You’ll need a compiler in your system to use the AOT support.

@luk-f-a:

it sounds odd that a project that bundles a compiler would require a second one to be installed.

I agree. @jpivarski found a way around it, but it does not work anymore for Numpy data types (or at least I can’t get it to work). llvm - Marshaling object code for a Numba function - Stack Overflow It works fine for basic data types, so this seems like a promising alternative at the moment.

How stable are the types in your application? Since you are looking to compile ahead of time, they must be, otherwise it would be impossible. You could, as part of the package installation, run all your functions with cache=True with representative inputs of the correct type. That would populate the cache at installation time, and then the users would not have to wait at startup time.

Just import numba alone takes almost one second. We used cache=True in a previous version of our library, but there was still considerable overhead, which added up to several seconds for just a few functions.

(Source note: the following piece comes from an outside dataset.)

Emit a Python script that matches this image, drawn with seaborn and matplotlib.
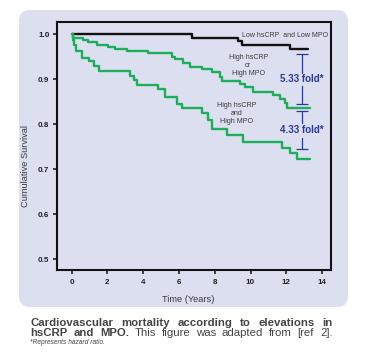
import numpy as np
import pandas as pd
import matplotlib
matplotlib.use("Agg")
import matplotlib.pyplot as plt
import seaborn as sns
from matplotlib.patches import FancyBboxPatch

# ---------------- data ----------------
low_t = [0, 6.72, 9.3, 9.5, 12.2, 13.2]
low_s = [1.0, 0.991, 0.984, 0.977, 0.966, 0.966]

either_t = [0, 0.09, 0.65, 0.93, 1.40, 2.05, 2.42, 3.08, 4.28, 5.59, 5.78, 6.24,
            6.62, 7.27, 7.83, 8.29, 8.39, 9.42, 9.69, 10.16, 11.28, 11.65, 11.93,
            12.02, 13.33]
either_s = [1.0, 0.992, 0.987, 0.983, 0.977, 0.972, 0.968, 0.963, 0.958, 0.950,
            0.944, 0.935, 0.927, 0.923, 0.916, 0.905, 0.897, 0.890, 0.883, 0.872,
            0.864, 0.857, 0.846, 0.837, 0.837]

both_t = [0, 0.05, 0.12, 0.22, 0.56, 0.98, 1.26, 1.54, 3.26, 3.48, 3.67, 4.85,
          5.22, 5.87, 6.15, 7.27, 7.64, 7.83, 8.67, 9.60, 11.74, 12.20, 12.58, 13.33]
both_s = [1.0, 0.988, 0.975, 0.962, 0.948, 0.941, 0.930, 0.918, 0.907, 0.898,
          0.887, 0.879, 0.861, 0.844, 0.835, 0.824, 0.809, 0.790, 0.776, 0.761,
          0.746, 0.735, 0.722, 0.722]

groups = ["low", "either", "both"]
group_labels = ["Low hsCRP  and Low MPO", "High hsCRP\nor\nHigh MPO", "High hsCRP\nand\nHigh MPO"]

# hazard ratio brackets
hr_labels = ["5.33 fold*", "4.33 fold*"]
hr_top = [0.957, 0.829]
hr_bottom = [0.844, 0.745]
hr_gap = [(0.913, 0.884), (0.802, 0.770)]
hr_text_y = [0.900, 0.786]
hr_x = 12.86

x_ticks = [0, 2, 4, 6, 8, 10, 12, 14]
y_ticks = [0.5, 0.6, 0.7, 0.8, 0.9, 1.0]

# ---------------- styling ----------------
W, H = 368, 360
PANEL = "#dcdff0"
GREEN = "#1cae5b"
BLUE = "#2b3990"
GREY = "#3a3a3a"

sns.set_style("ticks")
plt.rcParams["font.family"] = ["Liberation Sans", "DejaVu Sans"]

fig = plt.figure(figsize=(W / 100, H / 100), dpi=100)
fig.patch.set_facecolor("white")

panel = FancyBboxPatch((19 / W, 53 / H), 329 / W, 297 / H,
                       boxstyle="round,pad=0,rounding_size=0.03",
                       transform=fig.transFigure, facecolor=PANEL,
                       edgecolor="none", zorder=-10)
fig.patches.append(panel)

ax = fig.add_axes([57 / W, 90 / H, 274 / W, 248 / H])
ax.set_facecolor("none")
ax.set_zorder(5)

df = pd.concat([
    pd.DataFrame({"time": low_t, "surv": low_s, "group": "low"}),
    pd.DataFrame({"time": either_t, "surv": either_s, "group": "either"}),
    pd.DataFrame({"time": both_t, "surv": both_s, "group": "both"}),
])

sns.lineplot(data=df, x="time", y="surv", hue="group", hue_order=groups,
             palette={"low": "#111111", "either": GREEN, "both": GREEN},
             drawstyle="steps-post", estimator=None, sort=False,
             linewidth=1.7, legend=False, ax=ax)

# curve labels
ax.text(9.5, 0.998, group_labels[0], fontsize=5.0, color=GREY, ha="left", va="center")
ax.text(9.87, 0.930, group_labels[1], fontsize=5.1, color=GREY, ha="center",
        va="center", linespacing=1.15)
ax.text(9.23, 0.824, group_labels[2], fontsize=5.1, color=GREY, ha="center",
        va="center", linespacing=1.15)

# hazard ratio brackets
cap = 0.33
for lab, top, bot, (g1, g2), ty in zip(hr_labels, hr_top, hr_bottom, hr_gap, hr_text_y):
    ax.plot([hr_x, hr_x], [top, g1], color=BLUE, lw=0.9)
    ax.plot([hr_x, hr_x], [g2, bot], color=BLUE, lw=0.9)
    ax.hlines([top, bot], hr_x - cap, hr_x + cap, color=BLUE, lw=0.9)
    ax.text(hr_x, ty, lab, fontsize=7, fontweight="bold", color=BLUE,
            ha="center", va="center")

ax.set_xlim(-0.82, 14.5)
ax.set_ylim(0.476, 1.027)
ax.set_xticks(x_ticks)
ax.set_yticks(y_ticks)
ax.set_xticklabels([str(v) for v in x_ticks])
ax.set_yticklabels([f"{v:.1f}" for v in y_ticks])
ax.tick_params(direction="out", length=3, width=1.1, color="#111111",
               labelsize=5.8, labelcolor="#222222", pad=2.5)
for lab in ax.get_xticklabels() + ax.get_yticklabels():
    lab.set_fontweight("bold")
ax.tick_params(axis="x", pad=3.5)

for sp in ax.spines.values():
    sp.set_visible(True)
    sp.set_linewidth(1.5)
    sp.set_color("#111111")

ax.set_xlabel("Time (Years)", fontsize=6.7, color=GREY)
ax.set_ylabel("Cumulative Survival", fontsize=6.7, color=GREY)
ax.xaxis.set_label_coords(0.478, -0.10)
ax.yaxis.set_label_coords(-0.099, 0.42)

# ---------------- caption (justified lines) ----------------
renderer = fig.canvas.get_renderer()


def put_line(parts, x0, x1, y, size, color):
    ts = [fig.text(0, 1 - y / H, w, fontsize=size, fontweight=wt,
                   color=color, ha="left", va="baseline") for w, wt in parts]
    widths = [t.get_window_extent(renderer).width for t in ts]
    gap = ((x1 - x0) - sum(widths)) / (len(ts) - 1)
    x = x0
    for t, w in zip(ts, widths):
        t.set_x(x / W)
        x += w + gap


line1 = "Cardiovascular mortality according to elevations in".split()
put_line([(w, "bold") for w in line1], 30.7, 332.5, 326.3, 8.2, "#444444")
line2 = [(w, "bold") for w in "hsCRP and MPO.".split()] + \
        [(w, "normal") for w in "This figure was adapted from [ref 2].".split()]
put_line(line2, 30.7, 332.5, 336.5, 8.2, "#444444")
fig.text(30.5 / W, 1 - 344.5 / H, "*Represents hazard ratio.", fontsize=4.8,
         fontstyle="italic", color="#444444", ha="left", va="baseline")

fig.savefig("out.png", dpi=100)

We then switched to AOT where import numba is not necessary after initial compilation, so startup is much faster (excluding the few hours it takes to install a compiler on Windows and various Github issues where users are met with weird error messages or have trouble installing compilers).

@luk-f-a:

I’m not saying these are the solutions to your use case, I’m just laying out some options because personally I would try to avoid going the route you described in the original post.

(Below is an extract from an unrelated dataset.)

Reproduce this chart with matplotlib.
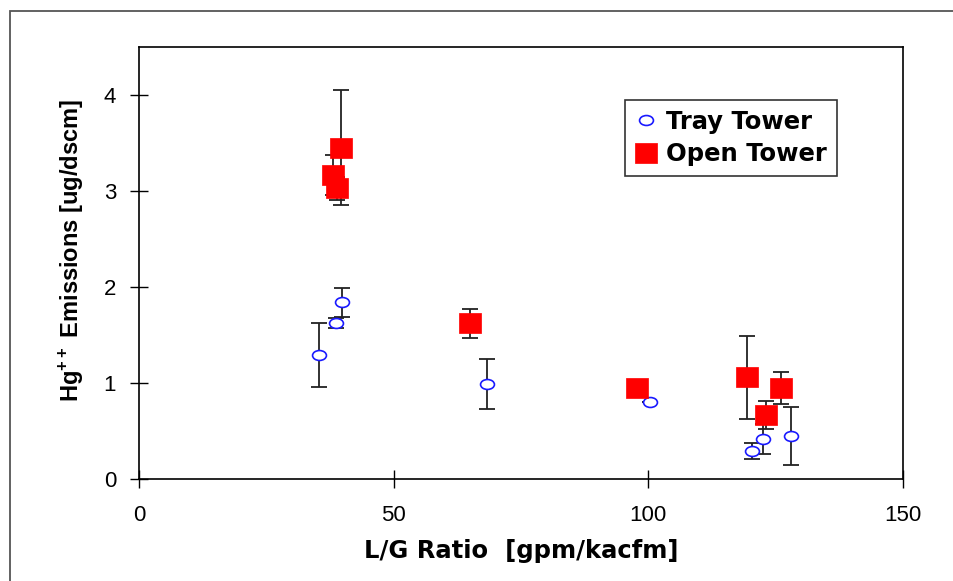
import matplotlib
matplotlib.use('Agg')
import matplotlib.pyplot as plt
from matplotlib.path import Path
from matplotlib.patches import Rectangle
from matplotlib.transforms import Affine2D

plt.rcParams['font.family'] = ['Liberation Sans', 'DejaVu Sans']
plt.rcParams['mathtext.fontset'] = 'custom'
plt.rcParams['mathtext.bf'] = 'Liberation Sans:bold'
plt.rcParams['mathtext.rm'] = 'Liberation Sans'

# tray tower points (hollow circles)
tray_x = [35.3, 38.7, 39.9, 68.3, 100.3, 120.4, 122.5, 128.0]
tray_y = [1.29, 1.625, 1.84, 0.985, 0.80, 0.29, 0.417, 0.45]
tray_err = [0.33, 0.05, 0.15, 0.26, 0.0, 0.08, 0.16, 0.305]

# open tower points (red squares)
open_x = [38.1, 38.8, 39.7, 65.0, 97.8, 119.4, 123.1, 126.1]
open_y = [3.17, 3.03, 3.45, 1.62, 0.95, 1.06, 0.667, 0.95]
open_err = [0.21, 0.12, 0.60, 0.15, 0.06, 0.43, 0.15, 0.165]

x_ticks = [0, 50, 100, 150]
y_ticks = [0, 1, 2, 3, 4]

# markers in the original are a bit stretched sideways
ellipse = Path.unit_circle().transformed(Affine2D().scale(1.4, 1.0))
box = Path([(-1.16, -1), (1.16, -1), (1.16, 1), (-1.16, 1), (-1.16, -1)], closed=True)

fig = plt.figure(figsize=(9.54, 5.81), dpi=100)
ax = fig.add_axes([139/954, 102/581, 764/954, 432/581])

ax.errorbar(open_x, open_y, yerr=open_err, fmt='none', ecolor='#222222',
            elinewidth=1.3, capsize=6, capthick=1.3, zorder=2)
ax.errorbar(tray_x, tray_y, yerr=tray_err, fmt='none', ecolor='#222222',
            elinewidth=1.3, capsize=6, capthick=1.3, zorder=2)

ax.plot(tray_x, tray_y, linestyle='none', marker=ellipse, markersize=10,
        markerfacecolor='white', markeredgecolor='#1a1aff', markeredgewidth=1.2,
        label='Tray Tower', zorder=3)
ax.plot(open_x, open_y, linestyle='none', marker=box, markersize=16,
        markerfacecolor='red', markeredgecolor='red', markeredgewidth=0.5,
        label='Open Tower', zorder=4)

ax.set_xlim(0, 150)
ax.set_ylim(0, 4.5)
ax.set_xticks(x_ticks)
ax.set_yticks(y_ticks)
ax.tick_params(direction='inout', length=13, width=1, labelsize=16)
ax.tick_params(axis='x', pad=12)
ax.tick_params(axis='y', pad=10)
for s in ax.spines.values():
    s.set_linewidth(1.2)
    s.set_color('black')

ax.set_xlabel('L/G Ratio  [gpm/kacfm]', fontsize=17.5, fontweight='bold',
              family='DejaVu Sans')
ax.xaxis.set_label_coords(0.5, -0.14)
ax.set_ylabel(r'Hg$^{\mathbf{++}}$ Emissions [ug/dscm]', fontsize=17,
              fontweight='bold')
ax.yaxis.set_label_coords(-0.07, 0.53)

leg = ax.legend(loc='upper left', bbox_to_anchor=(0.636, 0.877), borderaxespad=0,
                fancybox=False, frameon=True, edgecolor='black',
                prop={'weight': 'bold', 'size': 17.5, 'family': 'DejaVu Sans'},
                handletextpad=0.35, handlelength=0.95, labelspacing=0.35,
                borderpad=0.4)
leg.get_frame().set_linewidth(1.2)

# outer chart border (runs off the right and bottom edges)
fig.add_artist(Rectangle((10/954, -0.1), 1.1, (570/581) + 0.1, transform=fig.transFigure,
                         fill=False, edgecolor='#555555', linewidth=1.3))

fig.savefig('out.png', dpi=100)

Thanks for the advice. In fact, those were exactly the options we evaluated. Unfortunately, we could not find a completely satisfactory solution yet.

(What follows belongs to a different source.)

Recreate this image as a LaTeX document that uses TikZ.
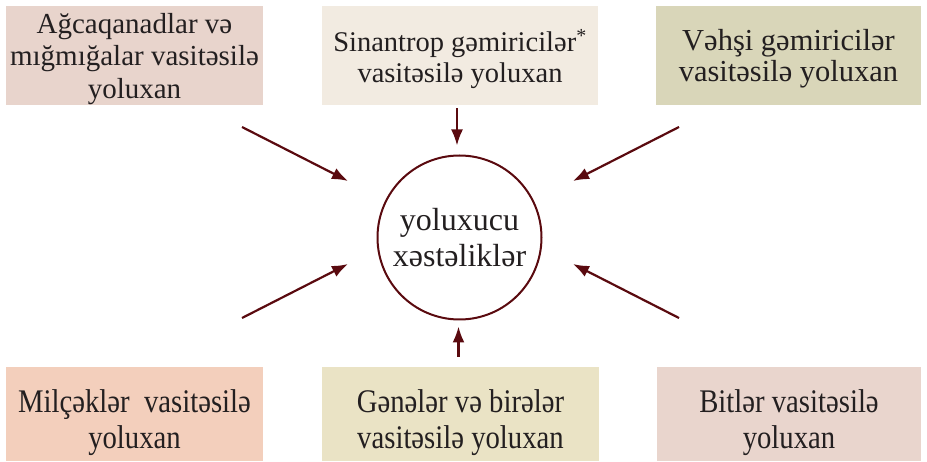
\documentclass[tikz,border=0pt]{standalone}
\usepackage{fontspec}
\setmainfont{Liberation Serif}
\newfontfamily\narrowserif[FakeStretch=0.87]{Liberation Serif}
\usetikzlibrary{arrows.meta}
\definecolor{ink}{HTML}{231F20}
\definecolor{maroon}{HTML}{5A0A0F}
\definecolor{rosefill}{HTML}{E8D4CC}
\definecolor{creamfill}{HTML}{F2EBE1}
\definecolor{olivefill}{HTML}{D9D6B9}
\definecolor{peachfill}{HTML}{F3CFBC}
\definecolor{sandfill}{HTML}{EAE3C5}
\definecolor{pinkfill}{HTML}{E9D5CD}
\tikzset{
  flow/.style={-{Latex[length=16pt,width=12pt]},draw=maroon,line width=2.2pt},
  route/.style={rectangle,inner sep=0pt,minimum height=99pt},
  lowroute/.style={route,minimum height=94pt},
  routetext/.style={inner sep=0pt,align=center,text=ink,yshift=-3.5pt,
    font=\fontsize{29}{32.5}\selectfont},
  lowtext/.style={routetext,yshift=-5pt,
    font=\narrowserif\fontsize{33}{35.5}\selectfont},
  hub/.style={circle,draw=maroon,line width=2pt,minimum size=164pt,inner sep=0pt,
    align=center,text=ink,font=\fontsize{32}{36}\selectfont}
}

\begin{document}
\begin{tikzpicture}[x=1pt,y=-1pt]
  \useasboundingbox (0,0) rectangle (927,462);

  \node[hub] (disease) at (459.5,237.5) {yoluxucu\\xəstəliklər};

  \node[route,fill=rosefill,minimum width=257pt,
    label={[routetext]center:Ağcaqanadlar və\\mığmığalar vasitəsilə\\yoluxan}]
    (mosquito) at (134.5,55.5) {};
  \node[route,fill=creamfill,minimum width=276pt,
    label={[routetext,font=\fontsize{28.5}{31}\selectfont]center:Sinantrop gəmiricilər\textsuperscript{*}\\vasitəsilə yoluxan}]
    (synanth) at (460,55.5) {};
  \node[route,fill=olivefill,minimum width=265pt,
    label={[routetext,font=\fontsize{30.5}{31}\selectfont]center:Vəhşi gəmiricilər\\vasitəsilə yoluxan}]
    (wild) at (788.5,55.5) {};
  \node[lowroute,fill=peachfill,minimum width=257pt,
    label={[lowtext]center:Milçəklər~ vasitəsilə\\yoluxan}]
    (flies) at (134.5,414) {};
  \node[lowroute,fill=sandfill,minimum width=277pt,
    label={[lowtext]center:Gənələr və birələr\\vasitəsilə yoluxan}]
    (ticks) at (460.5,414) {};
  \node[lowroute,fill=pinkfill,minimum width=264pt,
    label={[lowtext]center:Bitlər vasitəsilə\\yoluxan}]
    (lice) at (789,414) {};

  % free ends of the slanted arrows
  \coordinate (mosquito-out) at (242,127);
  \coordinate (mosquito-in) at (348,181);
  \coordinate (wild-out) at (679,127);
  \coordinate (wild-in) at (573,181);
  \coordinate (flies-out) at (242,318);
  \coordinate (flies-in) at (348,264);
  \coordinate (lice-out) at (679,318);
  \coordinate (lice-in) at (573,264);

  \draw[flow] (mosquito-out) -- (mosquito-in);
  \draw[flow] (wild-out) -- (wild-in);
  \draw[flow] (flies-out) -- (flies-in);
  \draw[flow] (lice-out) -- (lice-in);
  \draw[flow,shorten <=3pt,shorten >=9pt] ([xshift=-3pt]synanth.south) -- ([xshift=-2.5pt]disease.north);
  \draw[flow,shorten <=10pt,shorten >=6pt] ([xshift=-2pt]ticks.north) -- ([xshift=-1pt]disease.south);
\end{tikzpicture}
\end{document}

@99991 thanks for the details!!! I definitely learned a lot I hope I didn’t waste your time, I haven’t had the need to do what you’re trying to do but I’m interested to see how this end, whether you manage to get something AOT compiled using LLVM.
It seems that you have more demanding users than I do, in my framework 1 second import time would not be noticed

Good luck!
Luk

Just a quick note: in 0.54 various side-effect of importing Numba have been removed, so this should be a lot less in future.